Will you repeat only the lines from the one with "Output the web" through the one with "0.005, 0.005, 0.006];", both included, leaving every picture out?

[Begin DATA LISTING]

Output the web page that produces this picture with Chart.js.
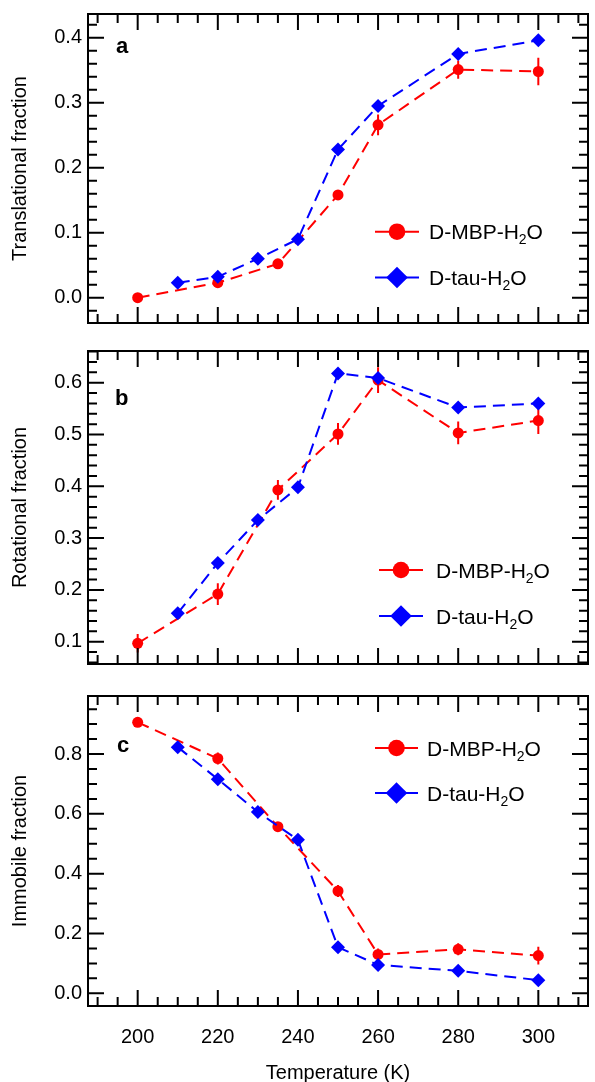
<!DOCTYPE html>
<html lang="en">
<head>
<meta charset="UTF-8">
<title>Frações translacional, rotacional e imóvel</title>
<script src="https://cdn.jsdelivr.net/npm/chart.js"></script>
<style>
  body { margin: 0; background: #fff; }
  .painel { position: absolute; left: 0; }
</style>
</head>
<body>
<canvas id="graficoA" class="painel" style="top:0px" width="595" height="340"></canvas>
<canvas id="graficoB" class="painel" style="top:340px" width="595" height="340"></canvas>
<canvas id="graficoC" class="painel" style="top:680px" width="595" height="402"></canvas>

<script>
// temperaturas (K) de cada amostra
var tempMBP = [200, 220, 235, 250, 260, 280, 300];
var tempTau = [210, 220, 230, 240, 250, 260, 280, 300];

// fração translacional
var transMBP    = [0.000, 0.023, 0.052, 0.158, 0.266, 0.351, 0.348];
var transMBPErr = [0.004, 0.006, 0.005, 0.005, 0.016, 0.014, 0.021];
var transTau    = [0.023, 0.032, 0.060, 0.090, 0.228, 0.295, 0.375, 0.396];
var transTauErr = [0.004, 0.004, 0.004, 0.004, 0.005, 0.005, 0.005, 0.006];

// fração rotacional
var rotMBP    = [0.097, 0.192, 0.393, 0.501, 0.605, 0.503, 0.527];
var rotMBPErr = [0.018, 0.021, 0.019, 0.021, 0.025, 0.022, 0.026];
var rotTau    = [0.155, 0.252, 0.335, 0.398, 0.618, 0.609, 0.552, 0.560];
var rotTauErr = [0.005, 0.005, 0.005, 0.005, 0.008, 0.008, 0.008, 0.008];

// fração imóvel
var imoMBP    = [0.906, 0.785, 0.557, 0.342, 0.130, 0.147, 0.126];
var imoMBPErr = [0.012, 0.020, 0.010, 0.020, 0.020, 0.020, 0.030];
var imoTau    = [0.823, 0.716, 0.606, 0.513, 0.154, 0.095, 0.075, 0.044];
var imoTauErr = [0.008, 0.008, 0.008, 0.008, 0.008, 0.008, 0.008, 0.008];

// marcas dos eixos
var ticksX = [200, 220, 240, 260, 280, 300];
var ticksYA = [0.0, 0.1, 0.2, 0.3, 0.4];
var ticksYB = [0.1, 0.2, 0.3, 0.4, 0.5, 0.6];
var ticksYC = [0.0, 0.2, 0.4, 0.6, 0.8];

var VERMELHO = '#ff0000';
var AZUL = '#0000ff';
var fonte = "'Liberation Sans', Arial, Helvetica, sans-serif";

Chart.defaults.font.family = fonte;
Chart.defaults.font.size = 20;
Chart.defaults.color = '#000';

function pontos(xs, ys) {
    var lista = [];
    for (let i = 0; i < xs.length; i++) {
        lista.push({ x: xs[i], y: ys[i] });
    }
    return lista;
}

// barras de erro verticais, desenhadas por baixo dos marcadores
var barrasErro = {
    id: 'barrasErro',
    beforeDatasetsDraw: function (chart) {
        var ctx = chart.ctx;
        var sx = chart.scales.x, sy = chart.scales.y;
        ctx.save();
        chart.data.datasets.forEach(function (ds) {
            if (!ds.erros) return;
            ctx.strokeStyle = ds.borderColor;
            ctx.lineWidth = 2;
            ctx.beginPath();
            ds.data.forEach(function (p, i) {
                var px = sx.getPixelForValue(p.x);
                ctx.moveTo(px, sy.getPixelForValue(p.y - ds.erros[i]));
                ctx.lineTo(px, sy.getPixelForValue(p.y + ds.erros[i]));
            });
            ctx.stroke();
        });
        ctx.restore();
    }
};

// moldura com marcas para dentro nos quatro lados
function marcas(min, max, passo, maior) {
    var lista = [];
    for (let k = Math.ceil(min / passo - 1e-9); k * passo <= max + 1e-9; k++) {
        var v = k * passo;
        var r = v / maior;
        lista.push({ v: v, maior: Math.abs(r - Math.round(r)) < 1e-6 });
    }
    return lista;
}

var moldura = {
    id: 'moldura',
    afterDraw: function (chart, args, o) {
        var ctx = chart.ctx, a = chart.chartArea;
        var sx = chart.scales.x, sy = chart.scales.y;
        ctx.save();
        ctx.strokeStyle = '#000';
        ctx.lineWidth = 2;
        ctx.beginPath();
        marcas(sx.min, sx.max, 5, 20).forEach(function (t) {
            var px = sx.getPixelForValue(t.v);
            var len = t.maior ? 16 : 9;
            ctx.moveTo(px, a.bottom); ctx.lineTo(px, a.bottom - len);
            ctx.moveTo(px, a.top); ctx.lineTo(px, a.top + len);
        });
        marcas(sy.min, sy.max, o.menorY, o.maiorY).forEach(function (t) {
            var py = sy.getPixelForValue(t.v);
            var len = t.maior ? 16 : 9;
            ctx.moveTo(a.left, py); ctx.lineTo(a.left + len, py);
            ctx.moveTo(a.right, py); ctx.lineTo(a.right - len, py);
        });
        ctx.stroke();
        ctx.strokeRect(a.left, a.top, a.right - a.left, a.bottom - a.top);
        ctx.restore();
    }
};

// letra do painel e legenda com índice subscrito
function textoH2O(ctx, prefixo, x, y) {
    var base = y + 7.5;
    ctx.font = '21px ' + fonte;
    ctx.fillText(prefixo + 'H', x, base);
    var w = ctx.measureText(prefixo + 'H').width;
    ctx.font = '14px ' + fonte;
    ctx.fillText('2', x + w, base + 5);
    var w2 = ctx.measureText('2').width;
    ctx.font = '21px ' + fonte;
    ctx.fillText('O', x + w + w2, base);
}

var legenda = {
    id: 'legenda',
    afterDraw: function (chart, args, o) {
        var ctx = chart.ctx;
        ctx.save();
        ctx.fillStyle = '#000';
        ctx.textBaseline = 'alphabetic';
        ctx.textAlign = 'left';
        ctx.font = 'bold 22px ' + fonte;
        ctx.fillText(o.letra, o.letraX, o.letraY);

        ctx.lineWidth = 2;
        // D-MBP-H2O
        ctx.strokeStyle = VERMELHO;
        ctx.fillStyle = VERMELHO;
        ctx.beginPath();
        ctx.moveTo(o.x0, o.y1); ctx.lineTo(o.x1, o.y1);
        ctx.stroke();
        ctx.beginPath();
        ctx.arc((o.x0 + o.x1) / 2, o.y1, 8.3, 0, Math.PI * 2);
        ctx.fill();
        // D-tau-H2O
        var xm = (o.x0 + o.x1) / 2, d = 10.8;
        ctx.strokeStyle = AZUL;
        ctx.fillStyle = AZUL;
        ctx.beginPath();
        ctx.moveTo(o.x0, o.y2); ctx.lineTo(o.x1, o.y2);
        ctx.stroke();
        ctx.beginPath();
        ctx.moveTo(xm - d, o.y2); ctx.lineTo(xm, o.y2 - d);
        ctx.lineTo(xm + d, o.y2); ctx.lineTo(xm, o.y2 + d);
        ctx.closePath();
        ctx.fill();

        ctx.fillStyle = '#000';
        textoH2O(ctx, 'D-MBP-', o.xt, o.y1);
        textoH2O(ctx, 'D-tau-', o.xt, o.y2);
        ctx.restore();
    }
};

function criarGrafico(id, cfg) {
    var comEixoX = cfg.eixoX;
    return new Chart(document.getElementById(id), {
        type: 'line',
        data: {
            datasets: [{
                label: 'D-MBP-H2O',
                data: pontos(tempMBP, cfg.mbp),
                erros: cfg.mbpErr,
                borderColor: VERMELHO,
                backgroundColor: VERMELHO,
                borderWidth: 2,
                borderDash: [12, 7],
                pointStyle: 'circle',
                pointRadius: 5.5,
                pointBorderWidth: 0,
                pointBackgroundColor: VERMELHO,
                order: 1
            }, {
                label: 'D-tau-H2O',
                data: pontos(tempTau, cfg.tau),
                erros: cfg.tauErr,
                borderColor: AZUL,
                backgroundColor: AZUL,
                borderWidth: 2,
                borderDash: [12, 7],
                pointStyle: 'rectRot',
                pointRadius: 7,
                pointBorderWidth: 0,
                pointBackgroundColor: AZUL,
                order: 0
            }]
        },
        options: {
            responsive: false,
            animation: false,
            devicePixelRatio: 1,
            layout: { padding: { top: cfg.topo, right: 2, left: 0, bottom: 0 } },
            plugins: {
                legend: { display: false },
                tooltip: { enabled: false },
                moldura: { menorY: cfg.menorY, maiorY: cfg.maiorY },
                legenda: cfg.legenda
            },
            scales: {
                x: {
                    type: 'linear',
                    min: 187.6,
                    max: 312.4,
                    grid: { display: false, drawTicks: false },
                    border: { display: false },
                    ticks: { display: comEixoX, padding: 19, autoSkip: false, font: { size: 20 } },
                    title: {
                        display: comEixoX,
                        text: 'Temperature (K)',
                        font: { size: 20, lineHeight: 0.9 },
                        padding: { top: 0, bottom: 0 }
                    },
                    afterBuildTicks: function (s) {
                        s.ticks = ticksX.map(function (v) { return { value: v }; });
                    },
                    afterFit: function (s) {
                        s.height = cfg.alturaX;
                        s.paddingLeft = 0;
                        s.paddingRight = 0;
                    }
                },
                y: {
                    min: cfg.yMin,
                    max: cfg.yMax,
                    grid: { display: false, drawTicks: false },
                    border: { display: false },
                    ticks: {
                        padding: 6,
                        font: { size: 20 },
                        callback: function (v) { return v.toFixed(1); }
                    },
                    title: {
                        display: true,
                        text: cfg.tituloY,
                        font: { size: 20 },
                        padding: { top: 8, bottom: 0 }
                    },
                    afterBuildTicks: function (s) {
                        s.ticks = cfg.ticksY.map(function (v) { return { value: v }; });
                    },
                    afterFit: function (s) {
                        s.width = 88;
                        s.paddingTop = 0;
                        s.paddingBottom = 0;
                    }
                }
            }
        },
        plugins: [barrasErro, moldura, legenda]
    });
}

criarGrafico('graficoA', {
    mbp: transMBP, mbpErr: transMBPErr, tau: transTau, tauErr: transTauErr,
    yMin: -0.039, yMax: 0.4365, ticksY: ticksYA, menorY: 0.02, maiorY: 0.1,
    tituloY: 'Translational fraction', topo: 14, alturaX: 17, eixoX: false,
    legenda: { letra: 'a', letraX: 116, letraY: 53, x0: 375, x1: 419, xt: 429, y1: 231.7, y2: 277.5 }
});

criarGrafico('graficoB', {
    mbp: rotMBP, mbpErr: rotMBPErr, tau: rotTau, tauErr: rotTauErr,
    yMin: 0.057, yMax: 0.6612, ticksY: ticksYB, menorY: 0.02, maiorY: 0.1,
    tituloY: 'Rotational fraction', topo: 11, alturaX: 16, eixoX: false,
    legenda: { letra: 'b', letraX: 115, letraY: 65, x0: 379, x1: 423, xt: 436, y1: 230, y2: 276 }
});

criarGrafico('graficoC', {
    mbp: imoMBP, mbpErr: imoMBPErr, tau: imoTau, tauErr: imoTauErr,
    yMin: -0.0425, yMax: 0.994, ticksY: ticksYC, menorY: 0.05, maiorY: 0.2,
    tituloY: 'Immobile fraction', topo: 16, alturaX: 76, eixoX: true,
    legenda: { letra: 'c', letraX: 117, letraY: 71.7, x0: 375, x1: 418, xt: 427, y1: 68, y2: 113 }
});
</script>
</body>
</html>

[End DATA LISTING]
[Begin DATA LISTING]

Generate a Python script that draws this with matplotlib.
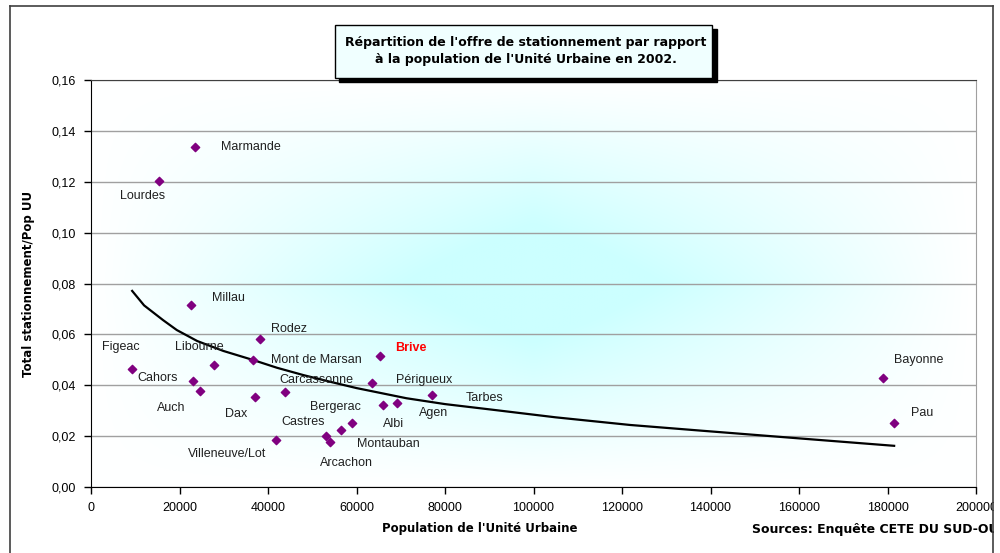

[End DATA LISTING]

ANSWER IN FULL
Output the web page that produces this picture with Chart.js.
<!DOCTYPE html>
<html lang="en">
<head>
<meta charset="UTF-8">
<title>Frações translacional, rotacional e imóvel</title>
<script src="https://cdn.jsdelivr.net/npm/chart.js"></script>
<style>
  body { margin: 0; background: #fff; }
  .painel { position: absolute; left: 0; }
</style>
</head>
<body>
<canvas id="graficoA" class="painel" style="top:0px" width="595" height="340"></canvas>
<canvas id="graficoB" class="painel" style="top:340px" width="595" height="340"></canvas>
<canvas id="graficoC" class="painel" style="top:680px" width="595" height="402"></canvas>

<script>
// temperaturas (K) de cada amostra
var tempMBP = [200, 220, 235, 250, 260, 280, 300];
var tempTau = [210, 220, 230, 240, 250, 260, 280, 300];

// fração translacional
var transMBP    = [0.000, 0.023, 0.052, 0.158, 0.266, 0.351, 0.348];
var transMBPErr = [0.004, 0.006, 0.005, 0.005, 0.016, 0.014, 0.021];
var transTau    = [0.023, 0.032, 0.060, 0.090, 0.228, 0.295, 0.375, 0.396];
var transTauErr = [0.004, 0.004, 0.004, 0.004, 0.005, 0.005, 0.005, 0.006];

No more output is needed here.